Ab dem 25. Mai 2018 gilt die europäische Datenschutz-Grundverordnung (DSGVO): Das neue Datenschutzrecht bringt eine zentrale Systemänderung mit sich: Es bewegt sich fort von einem zentralen Melde- und Genehmigungssystem hin zu einer eigenverantwortlichen, unternehmensinternen Kontrolle. Im Kartellrecht fand eine vergleichbare Zäsur bereits mit Inkrafttreten des aktuellen Kartellgesetzes am 1. Jänner 2006 statt.

Bei genauerer Betrachtung wird erkennbar, dass sich das Datenschutzrecht auch in anderen Aspekten auf den Spuren des Kartellrechts bewegt.

Das beginnt bei den Aufgaben der Datenschutzbehörde (DSB), die bisher eher eine verwaltende Rolle innehatte. Mit Geltung der DSGVO ist diese künftig verpflichtet, die Anwendung der Verordnung aktiv zu überwachen und durchzusetzen. Dies erinnert an die Aufgaben der Bundeswettbewerbsbehörde (BWB).

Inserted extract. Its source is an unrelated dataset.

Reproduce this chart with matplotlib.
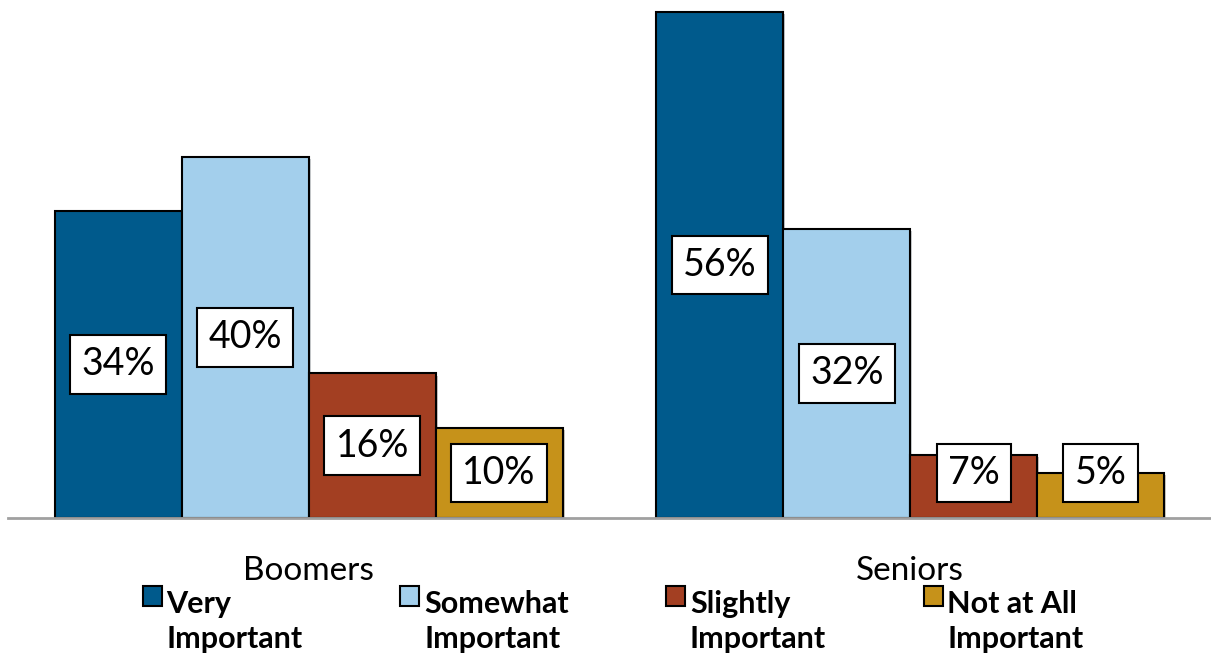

In einem Punkt gehen die Befugnisse der DSB sogar noch weiter: Während die BWB Geldbußen lediglich beim Kartellgericht beantragen kann, wird die DSB künftig sogar unmittelbar Geldbußen verhängen.

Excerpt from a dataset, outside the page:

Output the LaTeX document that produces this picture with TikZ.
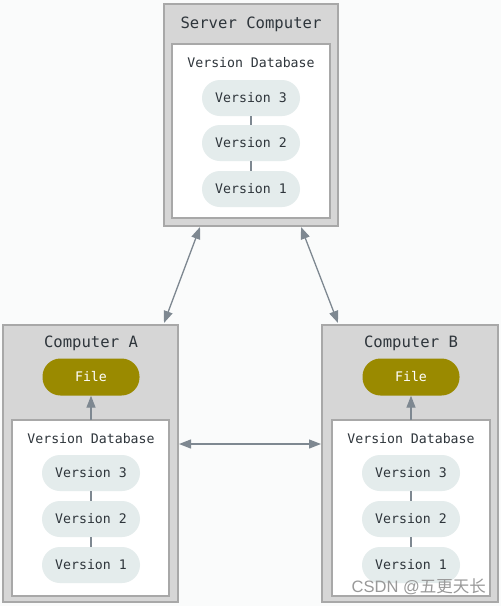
\documentclass[tikz,border=0pt]{standalone}
\usepackage{fontspec}
\setmonofont{DejaVu Sans Mono}
\newfontfamily\cjkfont{Noto Sans CJK SC}
\usetikzlibrary{arrows.meta}
\definecolor{bgc}{HTML}{FAFBFB}
\definecolor{boxc}{HTML}{D6D6D6}
\definecolor{boxline}{HTML}{A8A8A8}
\definecolor{pillc}{HTML}{E4ECEC}
\definecolor{filec}{HTML}{9A8A00}
\definecolor{txt}{HTML}{2E353B}
\definecolor{arr}{HTML}{7E8891}
\tikzset{
  outer/.style={draw=boxline, fill=boxc, line width=1.2pt},
  inner/.style={draw=boxline, fill=white, line width=1.2pt},
  pill/.style={fill=pillc, rounded corners=18pt, minimum width=98pt, minimum height=36pt, text=txt, font=\ttfamily\fontsize{13.2}{13.2}\selectfont, inner sep=0pt},
  filepill/.style={fill=filec, rounded corners=18pt, minimum width=97pt, minimum height=37pt, text=white, font=\ttfamily\fontsize{13.2}{13.2}\selectfont, inner sep=0pt},
  title/.style={text=txt, font=\ttfamily\fontsize{15.6}{15.6}\selectfont, inner sep=0pt},
  dbtitle/.style={text=txt, font=\ttfamily\fontsize{13.2}{13.2}\selectfont, inner sep=0pt},
  link/.style={draw=arr, line width=1.2pt},
  arrow/.style={draw=arr, line width=1.3pt, -{Triangle[length=12pt,width=9pt]}},
  darrow/.style={draw=arr, line width=1.3pt, {Triangle[length=12pt,width=9pt]}-{Triangle[length=12pt,width=9pt]}},
}
\begin{document}
\begin{tikzpicture}[x=1pt,y=-1pt]
\fill[bgc] (0,0) rectangle (501,606);
\useasboundingbox (0,0) rectangle (501,606);
% Server
\draw[outer] (164,4) rectangle (338,226);
\coordinate (srvA) at (200,227);
\coordinate (srvB) at (301,227);
\draw[inner] (172,44) rectangle (330,218);
\node[title] (st) at (251,24) {Server Computer};
\node[dbtitle] (sdb) at (251,63) {Version Database};
\node[pill] (s3) at (251,98) {Version 3};
\node[pill] (s2) at (251,143) {Version 2};
\node[pill] (s1) at (251,189) {Version 1};
\draw[link] (s3) -- (s2);
\draw[link] (s2) -- (s1);
% Computer A
\draw[outer] (3,325) rectangle (178,602);
\coordinate (aTop) at (164,323);
\coordinate (aR) at (179,444);
\draw[inner] (12,420) rectangle (169,596);
\coordinate (aIn) at (91,420);
\node[title] (at) at (91,343) {Computer A};
\node[filepill] (af) at (91,377) {File};
\node[dbtitle] (adb) at (91,439) {Version Database};
\node[pill] (a3) at (91,473) {Version 3};
\node[pill] (a2) at (91,519) {Version 2};
\node[pill] (a1) at (91,565) {Version 1};
\draw[link] (a3) -- (a2);
\draw[link] (a2) -- (a1);
\draw[arrow] (aIn) -- (af);
% Computer B
\draw[outer] (322,325) rectangle (498,602);
\coordinate (bTop) at (338,323);
\coordinate (bL) at (321,444);
\draw[inner] (332,420) rectangle (490,596);
\coordinate (bIn) at (411,420);
\node[title] (bt) at (411,343) {Computer B};
\node[filepill] (bf) at (411,377) {File};
\node[dbtitle] (bdb) at (411,439) {Version Database};
\node[pill] (b3) at (411,473) {Version 3};
\node[pill] (b2) at (411,519) {Version 2};
\node[pill] (b1) at (411,565) {Version 1};
\draw[link] (b3) -- (b2);
\draw[link] (b2) -- (b1);
\draw[arrow] (bIn) -- (bf);
% connections
\draw[darrow] (srvA) -- (aTop);
\draw[darrow] (srvB) -- (bTop);
\draw[darrow] (aR) -- (bL);
% watermark
\node[text=black!40, font=\fontsize{16.5}{16.5}\selectfont, inner sep=0pt, anchor=east] (wm) at (486,587) {{\fontspec{Liberation Sans}CSDN @}{\cjkfont 五更天长}};
\end{tikzpicture}
\end{document}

Zugleich wird der Strafrahmen nach dem Vorbild des Kartellrechts massiv erhöht: Drohten bei Verstoß gegen das Datenschutzrecht bisher Verwaltungsstrafen von bis zu 25.000 Euro, können nach der neuen Rechtslage Geldbußen von bis zu 20 Millionen Euro oder 4 Prozent des weltweiten Vorjahresumsatzes verhängt werden. Solche Beträge sind aus dem EU-Kartellrecht bekannt - dort drohen Geldbußen von bis zu 10 Prozent des Vorjahresumsatzes. Zuletzt verhängte etwa die EU-Kommission gegen Google eine Geldbuße von 2,42 Milliarden Euro wegen angeblichen Missbrauchs der Marktmacht bei Preisvergleichen der Suchmaschine. In den Ermittlungen der EU-Kommission gegen deutsche Autohersteller ist ebenfalls mit empfindlichen Geldbußen zu rechnen. Es bleibt abzuwarten, wie die DSB und die Aufsichtsbehörden in den anderen EU-Mitgliedstaaten den neuen Strafrahmen im Datenschutzrecht ausschöpfen werden.

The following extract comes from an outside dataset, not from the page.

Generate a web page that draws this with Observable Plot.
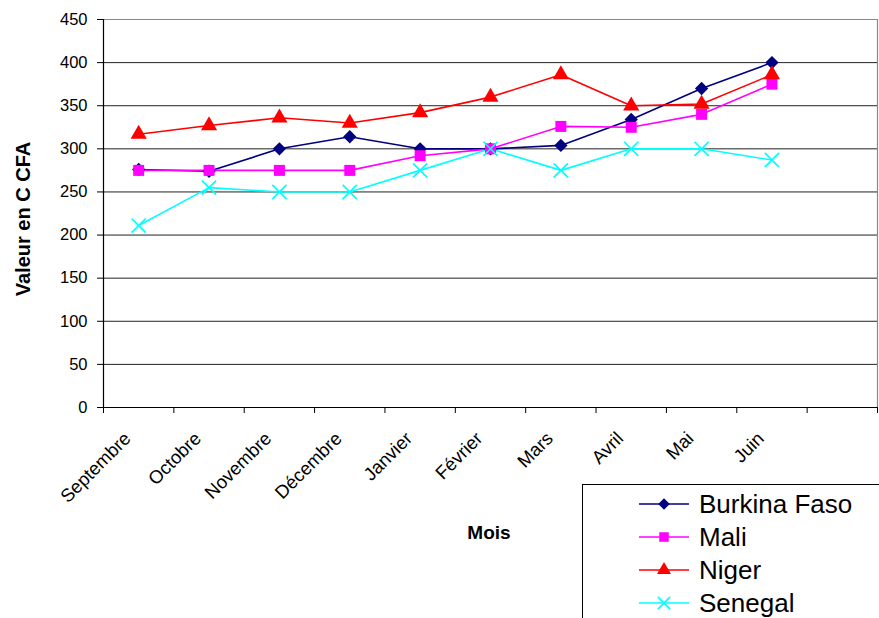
<!DOCTYPE html>
<html>
<head>
<meta charset="utf-8">
<script src="https://cdn.jsdelivr.net/npm/d3@7"></script>
<script src="https://cdn.jsdelivr.net/npm/@observablehq/plot@0.6"></script>
<style>
  html, body { margin: 0; padding: 0; background: #fff; }
  #wrap { position: relative; width: 879px; height: 618px; overflow: hidden; font-family: "Liberation Sans", Arial, sans-serif; }
  #ytitle { position: absolute; left: 23px; top: 219px; transform: translate(-50%, -50%) rotate(-90deg); font-weight: bold; font-size: 20px; white-space: nowrap; }
  #xtitle { position: absolute; left: 489px; top: 533px; transform: translate(-50%, -50%); font-weight: bold; font-size: 19px; }
  #legend { position: absolute; left: 582px; top: 484px; width: 310px; height: 150px; border: 1px solid #000; box-sizing: border-box; background: #fff; }
  .li { position: absolute; left: 55px; height: 30px; display: flex; align-items: center; font-size: 26px; }
  .li svg { margin-right: 9px; }
</style>
</head>
<body>
<div id="wrap">
  <div id="chart"></div>
  <div id="ytitle">Valeur en C CFA</div>
  <div id="xtitle">Mois</div>
  <div id="legend"></div>
</div>
<script>
const months = ["Septembre","Octobre","Novembre","Décembre","Janvier","Février","Mars","Avril","Mai","Juin"];
const burkina = [276, 274, 300, 314, 300, 300, 304, 334, 370, 400];
const mali    = [275, 275, 275, 275, 292, 300, 326, 325, 340, 375];
const niger   = [317, 327, 336, 330, 342, 360, 386, 350, 352, 386];
const senegal = [211, 255, 250, 250, 275, 300, 275, 300, 300, 287];
const seriesNames = ["Burkina Faso", "Mali", "Niger", "Senegal"];
const yTicks = [0, 50, 100, 150, 200, 250, 300, 350, 400, 450];
const nSlots = 11;

const seriesValues = [burkina, mali, niger, senegal];
const styles = {
  "Burkina Faso": {color: "#000080", symbol: "diamond2", r: 6, fill: true},
  "Mali":         {color: "#FF00FF", symbol: "square", r: 6.2, fill: true},
  "Niger":        {color: "#FF0000", symbol: "triangle", r: 6, fill: true},
  "Senegal":      {color: "#00FFFF", symbol: "times", r: 6.5, fill: false}
};

const rows = seriesNames.map((s, k) => months.map((m, i) => ({series: s, month: m, idx: i + 0.5, value: seriesValues[k][i]})));

const marks = [
  Plot.gridY(yTicks.filter(d => d < 450), {stroke: "#222", strokeOpacity: 1, strokeWidth: 1}),
  Plot.ruleY([450], {stroke: "#888", strokeWidth: 1.2}),
  Plot.ruleX([nSlots], {stroke: "#888", strokeWidth: 1.2}),
  Plot.axisY(yTicks, {tickSize: 6, tickPadding: 10, fontSize: 16.5, label: null, stroke: "#000"}),
  Plot.axisX(d3.range(nSlots + 1), {tickSize: 6, tickFormat: () => "", label: null, stroke: "#000"}),
  Plot.axisX(months.map((m, i) => i + 0.5), {tickSize: 0, tickPadding: 28, tickRotate: -45, fontSize: 18.5, dx: -11,
    tickFormat: d => months[Math.floor(d)], label: null}),
  Plot.ruleX([0], {stroke: "#000", strokeWidth: 1.2}),
  Plot.ruleY([0], {stroke: "#000", strokeWidth: 1.2})
];

rows.forEach(data => {
  const st = styles[data[0].series];
  marks.push(Plot.line(data, {x: "idx", y: "value", stroke: st.color, strokeWidth: 1.6}));
});
rows.forEach(data => {
  const st = styles[data[0].series];
  marks.push(Plot.dot(data, st.fill
    ? {x: "idx", y: "value", symbol: () => st.symbol, r: st.r, fill: st.color, stroke: "none"}
    : {x: "idx", y: "value", symbol: () => st.symbol, r: st.r, fill: "none", stroke: st.color, strokeWidth: 1.7}));
});

const chart = Plot.plot({
  width: 879,
  height: 618,
  marginLeft: 103,
  marginRight: 2,
  marginTop: 19,
  marginBottom: 211,
  x: {domain: [0, nSlots], axis: null},
  y: {domain: [0, 450], axis: null},
  symbol: {type: "identity"},
  style: {fontFamily: "'Liberation Sans', Arial, sans-serif", fontSize: "16px", background: "#fff", color: "#000", overflow: "visible"},
  marks
});
document.getElementById("chart").appendChild(chart);

// Legend
const legend = document.getElementById("legend");
const symMap = {diamond2: d3.symbolDiamond2, square: d3.symbolSquare, triangle: d3.symbolTriangle, times: d3.symbolTimes};
seriesNames.forEach((s, k) => {
  const st = styles[s];
  const item = document.createElement("div");
  item.className = "li";
  item.style.top = (4 + k * 33) + "px";
  const path = d3.symbol(symMap[st.symbol], Math.PI * st.r * st.r * 0.75)();
  item.innerHTML = `<svg width="52" height="20"><line x1="1" x2="51" y1="10" y2="10" stroke="${st.color}" stroke-width="1.6"/>` +
    `<path transform="translate(26,10)" d="${path}" fill="${st.fill ? st.color : "none"}" stroke="${st.fill ? "none" : st.color}" stroke-width="1.6"/></svg>` +
    `<span>${s}</span>`;
  legend.appendChild(item);
});
</script>
</body>
</html>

Ein wichtiger Unterschied zwischen Kartellrecht und Datenschutzrecht besteht jedenfalls weiterhin darin, dass (nur) im Kartellrecht das sogenannte Konzernprivileg gilt. Dieses nimmt wettbewerbsbeschränkende Vereinbarungen zwischen Konzernunternehmen vom Kartellverbot aus. Dem Datenschutzrecht ist ein solches Konzernprivileg, das einen freien Datentransfer zwischen Konzernunternehmen ermöglichen würde, fremd. Dieser Datenaustausch unterliegt damit grundsätzlich denselben Regelungen wie zwischen unabhängigen Unternehmen. Folglich muss jedes Konzernunternehmen auch für den Datenaustausch mit anderen Konzernunternehmen stets die relevanten Vorgaben des Datenschutzrechts prüfen und einhalten. In der Praxis wurde das bisher oft vernachlässigt. Bei Verstößen gegen Datenschutzrecht können Betroffene - wie bisher - neben Unterlassungs- und Beseitigungsansprüchen auch solche auf Schadenersatz geltend machen. Neu ist, dass künftig stets auch ein immaterieller Schaden ersetzt werden muss. Dieser kann theoretisch bei jeglicher rechtswidrigen Verarbeitung von Daten entstehen, sofern diese etwa zugleich eine Diskriminierung zur Folge hat. Bisher war ein solcher Schadenersatz nur auf wenige, besonders gravierende Fälle begrenzt. Stellt man hier ebenfalls einen Vergleich an, so wird mit der kürzlich in Kraft getretenen Novelle des Kartellgesetzes die Geltendmachung von Schadenersatz wesentlich erleichtert: In beiden Rechtsgebieten ist nun zur Stärkung der Rechte der Geschädigten ausdrücklich eine Solidarhaftung aller haftpflichtigen Akteure vorgesehen. Unternehmen sollten schon jetzt alle Maßnahmen zur Einhaltung des neuen Datenschutzrechts treffen, bevor die DSB oder die Gerichte Versäumnisse sanktionieren.